As for the consequences of failing to meet these standards: “Should Microsoft Corporation fail to comply with the formal notice within the specified timescale, the Chair may appoint an internal investigator, who may draw up a report proposing that the CNIL’s restricted committee responsible for examining breaches of the Data Protection Act issue a sanction against the company.”
Microsoft followed up with a response one day after the notice was issued:
Earlier today Microsoft received a notice from the French data protection authority, the Commission Nationale de l’Informatique et des Libertés or CNIL, raising concerns about certain aspects of Windows 10. The notice gives Microsoft three months to address the issues.
We built strong privacy protections into Windows 10, and we welcome feedback as we continually work to enhance those protections. We will work closely with the CNIL over the next few months to understand the agency’s concerns fully and to work toward solutions that it will find acceptable.
The CNIL noted that the Safe Harbor framework is no longer valid for transferring data from European Union to the United States. We fully understand the importance of establishing a sound legal framework for trans-Atlantic data transfers, and that is why Microsoft has been very supportive of the efforts on both side of the Atlantic that led to last week’s adoption of the Privacy Shield.
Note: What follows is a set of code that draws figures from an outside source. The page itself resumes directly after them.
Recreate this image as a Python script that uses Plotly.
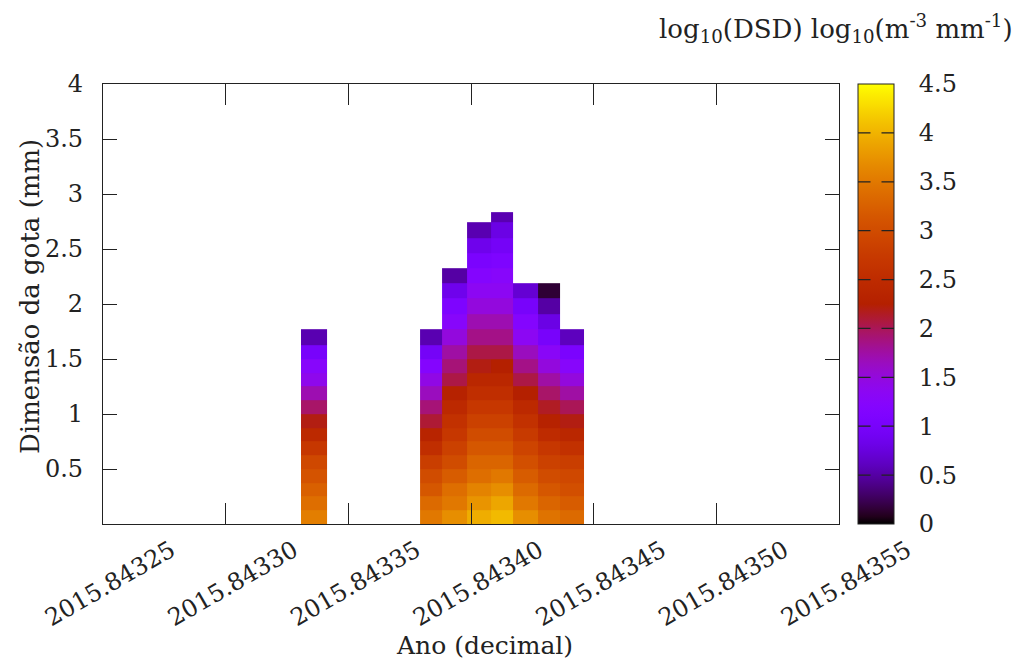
import math
import plotly.graph_objects as go

FONT = "DejaVu Serif, Liberation Serif, serif"

# Time-bin edges in decimal years (the second interval holds no drops)
time_edges = [2015.84333071, 2015.84334118, 2015.84337921, 2015.84338805,
              2015.84339824, 2015.84340815, 2015.84341712, 2015.84342731,
              2015.84343615, 2015.84344606]

# Drop-diameter class edges (mm)
diam_edges = [0.0, 0.125, 0.25, 0.375, 0.5, 0.625, 0.75, 0.875, 1.0, 1.125,
              1.25, 1.375, 1.5, 1.625, 1.775, 1.905, 2.05, 2.19, 2.325,
              2.46, 2.60, 2.745, 2.835]

# log10(DSD) per diameter class, smallest class first, one list per time bin
col_1 = [3.55, 3.4, 3.25, 3.1, 2.95, 2.7, 2.45, 2.2, 1.95, 1.7, 1.4, 1.25, 1.0, 0.55]
col_2 = []
col_3 = [3.5, 3.35, 3.15, 3.0, 2.8, 2.55, 2.35, 2.1, 1.9, 1.65, 1.45, 1.2, 0.95, 0.55]
col_4 = [3.7, 3.5, 3.4, 3.2, 3.0, 2.85, 2.7, 2.6, 2.45, 2.3, 2.05, 1.9, 1.75, 1.5,
         1.25, 1.1, 0.85, 0.5]
col_5 = [3.95, 3.75, 3.6, 3.4, 3.3, 3.15, 3.0, 2.85, 2.7, 2.55, 2.4, 2.2, 2.05,
         1.85, 1.7, 1.5, 1.35, 1.2, 1.05, 0.85, 0.55]
col_6 = [4.05, 3.9, 3.7, 3.5, 3.3, 3.15, 3.0, 2.85, 2.7, 2.55, 2.4, 2.25, 2.05,
         1.85, 1.7, 1.5, 1.35, 1.25, 1.1, 0.95, 0.8, 0.55]
col_7 = [3.7, 3.5, 3.35, 3.2, 3.05, 2.9, 2.75, 2.6, 2.45, 2.25, 2.05, 1.85, 1.65,
         1.35, 1.2, 1.0, 0.7]
col_8 = [3.45, 3.3, 3.15, 3.0, 2.85, 2.7, 2.5, 2.3, 2.15, 1.95, 1.75, 1.5, 1.3,
         1.0, 0.8, 0.5, 0.15]
col_9 = [3.35, 3.2, 3.05, 2.95, 2.8, 2.6, 2.4, 2.2, 2.0, 1.75, 1.5, 1.25, 1.05, 0.6]

columns = [col_1, col_2, col_3, col_4, col_5, col_6, col_7, col_8, col_9]

# Axis ticks
x_ticks = [2015.84325, 2015.84330, 2015.84335, 2015.84340, 2015.84345,
           2015.84350, 2015.84355]
x_labels = ["2015.84325", "2015.84330", "2015.84335", "2015.84340",
            "2015.84345", "2015.84350", "2015.84355"]
y_ticks = [0.5, 1, 1.5, 2, 2.5, 3, 3.5, 4]
y_labels = ["0.5", "1", "1.5", "2", "2.5", "3", "3.5", "4"]
cb_ticks = [0, 0.5, 1, 1.5, 2, 2.5, 3, 3.5, 4, 4.5]
cb_labels = ["0", "0.5", "1", "1.5", "2", "2.5", "3", "3.5", "4", "4.5"]
Z_MIN, Z_MAX = 0.0, 4.5

n_rows = len(diam_edges) - 1
z = [[col[i] if i < len(col) else None for col in columns] for i in range(n_rows)]


def pm3d_color(v):
    """gnuplot's default pm3d palette (rgbformulae 7,5,15)."""
    r = math.sqrt(v)
    g = v ** 3
    b = max(0.0, math.sin(2 * math.pi * v))
    return "rgb({},{},{})".format(round(255 * r), round(255 * g), round(255 * b))


colorscale = [[i / 60, pm3d_color(i / 60)] for i in range(61)]

# Plot-area geometry in pixels
W, H = 1019, 664
L, R, T, B = 103, 180, 84, 140
pw, ph = W - L - R, H - T - B
cb_left, cb_width = 858, 36
INK = "#222"

fig = go.Figure(
    go.Heatmap(
        x=time_edges,
        y=diam_edges,
        z=z,
        zmin=Z_MIN,
        zmax=Z_MAX,
        colorscale=colorscale,
        connectgaps=False,
        hoverongaps=False,
        colorbar=dict(
            x=(cb_left - L) / pw, xanchor="left", xpad=0,
            y=0, yanchor="bottom", ypad=0,
            len=1, lenmode="fraction",
            thickness=cb_width, thicknessmode="pixels",
            outlinewidth=1, outlinecolor=INK,
            tickvals=cb_ticks, ticktext=cb_labels,
            # invisible outside ticks only push the labels away from the bar
            ticks="outside", ticklen=20, tickcolor="rgba(0,0,0,0)",
            tickfont=dict(family=FONT, size=24, color=INK),
        ),
    )
)

axis_common = dict(
    showgrid=False, zeroline=False, showline=True, linecolor=INK,
    linewidth=1.2, mirror="allticks", ticks="inside", tickcolor=INK,
    tickwidth=1.2, tickfont=dict(family=FONT, size=24, color=INK),
)

fig.update_xaxes(
    range=[x_ticks[0], x_ticks[-1]], tickvals=x_ticks, ticktext=x_labels,
    tickangle=-30, ticklen=21, ticklabelshift=68, ticklabelstandoff=2,
    **axis_common,
)
fig.update_yaxes(
    range=[0, 4], tickvals=y_ticks, ticktext=y_labels, ticklen=14,
    ticklabelstandoff=14, **axis_common,
)

annotations = [
    dict(text="Ano (decimal)", xref="paper", yref="paper",
         x=(484 - L) / pw, y=-(645 - (T + ph)) / ph,
         xanchor="center", yanchor="middle", showarrow=False,
         font=dict(family=FONT, size=25, color=INK)),
    dict(text="Dimensão da gota (mm)", xref="paper", yref="paper",
         x=(30 - L) / pw, y=(T + ph - 297) / ph, textangle=-90,
         xanchor="center", yanchor="middle", showarrow=False,
         font=dict(family=FONT, size=26, color=INK)),
    dict(text="log<sub>10</sub>(DSD) log<sub>10</sub>(m<sup>-3</sup> mm<sup>-1</sup>)",
         xref="paper", yref="paper", x=(1015 - L) / pw, y=(T + ph - 28) / ph,
         xanchor="right", yanchor="middle", showarrow=False,
         font=dict(family=FONT, size=26, color=INK)),
]

# Short tick marks drawn inward from both sides of the colour bar
for v in cb_ticks[1:-1]:
    yv = (v - Z_MIN) / (Z_MAX - Z_MIN)
    for x_edge, dx in ((cb_left, 14), (cb_left + cb_width, -14)):
        annotations.append(dict(
            text="", xref="paper", yref="paper",
            x=(x_edge - L) / pw, y=yv,
            showarrow=True, arrowhead=0, arrowwidth=1.2, arrowcolor=INK,
            ax=dx, ay=0, axref="pixel", ayref="pixel",
            standoff=0, startstandoff=0,
        ))

fig.update_layout(
    width=W, height=H,
    margin=dict(l=L, r=R, t=T, b=B, autoexpand=False),
    paper_bgcolor="white", plot_bgcolor="white",
    font=dict(family=FONT, color=INK),
    annotations=annotations,
    showlegend=False,
)

fig.write_html("out.html")
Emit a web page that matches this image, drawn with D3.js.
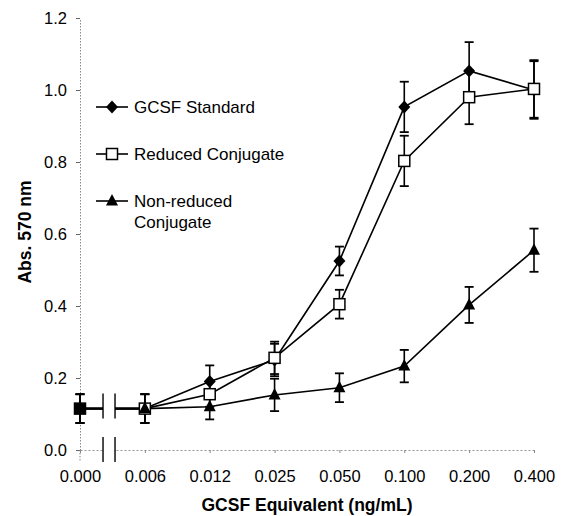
<!DOCTYPE html>
<html>
<head>
<meta charset="utf-8">
<script src="https://cdn.jsdelivr.net/npm/d3@7"></script>
<style>
  html, body { margin: 0; padding: 0; background: #fff; }
  svg { display: block; font-family: "Liberation Sans", Arial, sans-serif; }
</style>
</head>
<body>
<div id="chart"></div>
<script>
// Data
const concentrations = ["0.000", "0.006", "0.012", "0.025", "0.050", "0.100", "0.200", "0.400"];
const yTicks = [0, 0.2, 0.4, 0.6, 0.8, 1.0, 1.2];

const gcsfStandard = [0.115, 0.115, 0.19, 0.25, 0.525, 0.953, 1.053, 1.0];
const gcsfStandardErr = [0.04, 0.04, 0.045, 0.045, 0.04, 0.07, 0.08, 0.08];
const reducedConj = [0.115, 0.115, 0.155, 0.256, 0.405, 0.803, 0.98, 1.003];
const reducedConjErr = [0.04, 0.04, 0.035, 0.045, 0.04, 0.07, 0.075, 0.08];
const nonReducedConj = [0.115, 0.115, 0.12, 0.153, 0.173, 0.233, 0.403, 0.555];
const nonReducedConjErr = [0.04, 0.04, 0.035, 0.045, 0.04, 0.045, 0.05, 0.06];

const width = 565, height = 516;
const margin = { top: 18, right: 31, bottom: 66, left: 80 };

const svg = d3.select('#chart').append('svg')
    .attr('width', width)
    .attr('height', height);

const scaleX = d3.scalePoint(concentrations, [margin.left, width - margin.right]);
const scaleY = d3.scaleLinear([0, 1.2], [height - margin.bottom, margin.top]);

// break between 0.000 and 0.006 (fractions of that interval)
const breakA = scaleX(concentrations[0]) + (scaleX(concentrations[1]) - scaleX(concentrations[0])) * 0.355;
const breakB = scaleX(concentrations[0]) + (scaleX(concentrations[1]) - scaleX(concentrations[0])) * 0.54;

// Axes
const axisY = svg.append('g')
    .attr('transform', `translate(${margin.left},0)`)
    .call(d3.axisLeft(scaleY).tickValues(yTicks).tickFormat(d3.format('.1f'))
        .tickSizeInner(4).tickSizeOuter(0).tickPadding(9));
axisY.select('.domain').attr('stroke', '#888').attr('stroke-dasharray', '1.5,1.5');
axisY.selectAll('.tick line').attr('stroke', '#666');
axisY.selectAll('.tick text').attr('font-size', 16.5).attr('font-family', '"Liberation Sans", Arial, sans-serif').attr('fill', '#000');
// little extension of y axis below zero
svg.append('line')
    .attr('x1', margin.left).attr('x2', margin.left)
    .attr('y1', scaleY(0)).attr('y2', scaleY(0) + 12)
    .attr('stroke', '#888').attr('stroke-dasharray', '1.5,1.5');

const axisX = svg.append('g')
    .attr('transform', `translate(0,${scaleY(0)})`)
    .call(d3.axisBottom(scaleX).tickSizeInner(3).tickSizeOuter(0).tickPadding(17));
axisX.select('.domain').attr('stroke', '#999').attr('stroke-dasharray', '2,2');
axisX.selectAll('.tick line').attr('stroke', '#888');
axisX.selectAll('.tick text').attr('font-size', 16.5).attr('font-family', '"Liberation Sans", Arial, sans-serif').attr('fill', '#000');

// axis break marks
svg.append('rect')
    .attr('x', breakA + 1).attr('y', scaleY(0) - 2)
    .attr('width', breakB - breakA - 2).attr('height', 4)
    .attr('fill', '#fff');
[breakA, breakB].forEach(bx => {
    svg.append('line')
        .attr('x1', bx).attr('x2', bx)
        .attr('y1', scaleY(0) - 13).attr('y2', scaleY(0) + 12)
        .attr('stroke', '#000').attr('stroke-width', 1.4);
});

// Axis labels
svg.append('text')
    .attr('x', 307).attr('y', 511)
    .attr('text-anchor', 'middle')
    .attr('font-size', 17.5).attr('font-weight', 'bold')
    .text('GCSF Equivalent (ng/mL)');

svg.append('text')
    .attr('transform', `translate(31,${232}) rotate(-90)`)
    .attr('text-anchor', 'middle')
    .attr('font-size', 17.5).attr('font-weight', 'bold')
    .text('Abs. 570 nm');

const series = [
    { name: 'GCSF Standard', values: gcsfStandard, errors: gcsfStandardErr, marker: 'diamond' },
    { name: 'Reduced Conjugate', values: reducedConj, errors: reducedConjErr, marker: 'square' },
    { name: 'Non-reduced|Conjugate', values: nonReducedConj, errors: nonReducedConjErr, marker: 'triangle' }
];

function drawMarker(g, type, x, y, filledSquare) {
    if (type === 'diamond') {
        g.append('path')
            .attr('d', `M${x},${y - 6.5}L${x + 6},${y}L${x},${y + 6.5}L${x - 6},${y}Z`)
            .attr('fill', '#000');
    } else if (type === 'square') {
        g.append('rect')
            .attr('x', x - 5.5).attr('y', y - 5.5)
            .attr('width', 11).attr('height', 11)
            .attr('fill', filledSquare ? '#000' : '#fff')
            .attr('stroke', '#000').attr('stroke-width', 1.5);
    } else {
        g.append('path')
            .attr('d', `M${x},${y - 7}L${x + 6},${y + 4.5}L${x - 6},${y + 4.5}Z`)
            .attr('fill', '#000');
    }
}

const line = d3.line()
    .x(d => scaleX(d.c))
    .y(d => scaleY(d.v));

const plot = svg.append('g');

// Lines first
series.forEach(s => {
    const pts = concentrations.map((c, i) => ({ c, v: s.values[i], e: s.errors[i] }));
    plot.append('path')
        .attr('d', line(pts.slice(1)))
        .attr('fill', 'none').attr('stroke', '#000').attr('stroke-width', 1.6);
    // segment across the break
    const y0 = scaleY(pts[0].v), y1 = scaleY(pts[1].v);
    const x0 = scaleX(pts[0].c), x1 = scaleX(pts[1].c);
    const yAt = x => y0 + (y1 - y0) * (x - x0) / (x1 - x0);
    plot.append('line').attr('x1', x0).attr('y1', y0).attr('x2', breakA).attr('y2', yAt(breakA))
        .attr('stroke', '#000').attr('stroke-width', 2);
    plot.append('line').attr('x1', breakB).attr('y1', yAt(breakB)).attr('x2', x1).attr('y2', y1)
        .attr('stroke', '#000').attr('stroke-width', 2);
});

// break marks on the data line
[breakA, breakB].forEach(bx => {
    plot.append('line')
        .attr('x1', bx).attr('x2', bx)
        .attr('y1', scaleY(gcsfStandard[0]) - 15).attr('y2', scaleY(gcsfStandard[0]) + 10)
        .attr('stroke', '#000').attr('stroke-width', 1.4);
});

// Error bars
series.forEach(s => {
    concentrations.forEach((c, i) => {
        const x = scaleX(c);
        const yTop = scaleY(s.values[i] + s.errors[i]);
        const yBot = scaleY(s.values[i] - s.errors[i]);
        plot.append('line').attr('x1', x).attr('x2', x).attr('y1', yTop).attr('y2', yBot)
            .attr('stroke', '#000').attr('stroke-width', 1.6);
        [yTop, yBot].forEach(yy => {
            plot.append('line').attr('x1', x - 4.5).attr('x2', x + 4.5).attr('y1', yy).attr('y2', yy)
                .attr('stroke', '#000').attr('stroke-width', 1.8);
        });
    });
});

// Markers
series.forEach(s => {
    concentrations.forEach((c, i) => {
        drawMarker(plot, s.marker, scaleX(c), scaleY(s.values[i]), i === 0);
    });
});

// Legend
const legendRows = [107, 154, 201];
const legend = svg.append('g');
series.forEach((s, k) => {
    const ly = legendRows[k];
    legend.append('line').attr('x1', 96).attr('x2', 128).attr('y1', ly).attr('y2', ly)
        .attr('stroke', '#000').attr('stroke-width', 1.6);
    drawMarker(legend, s.marker, 112, ly, false);
    const t = legend.append('text')
        .attr('x', 134).attr('y', ly + 6)
        .attr('font-size', 17).attr('fill', '#000');
    s.name.split('|').forEach((part, j) => {
        t.append('tspan').attr('x', 134).attr('dy', j === 0 ? 0 : 21).text(part);
    });
});
</script>
</body>
</html>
As the European Commission observed, Microsoft’s January 2016 Privacy Statement states that the company adheres to the principles of the Safe Harbor Framework. Microsoft has in fact continued to live up to all of its commitments under the Safe Harbor Framework, even as the European and U.S. representatives worked toward the new Privacy Shield. As we state in our privacy statement, in addition to the Safe Harbor Framework we rely on a variety of legal mechanisms as the basis for transferring data from Europe, including standard contractual clauses, a data transfer mechanism established by the European Commission and approved by European data protection authorities, to cover data flows from the European Union to the United States.
Microsoft will release an updated privacy statement next month, and that will say Microsoft intends to adopt the Privacy Shield. We are working now toward meeting the requirements of the Privacy Shield.
Although Microsoft failed to explain why it continues to collect so much seemingly irrelevant data from users or even address the legitimate security concerns raised by CNIL, at least the company appears to be taking this seriously.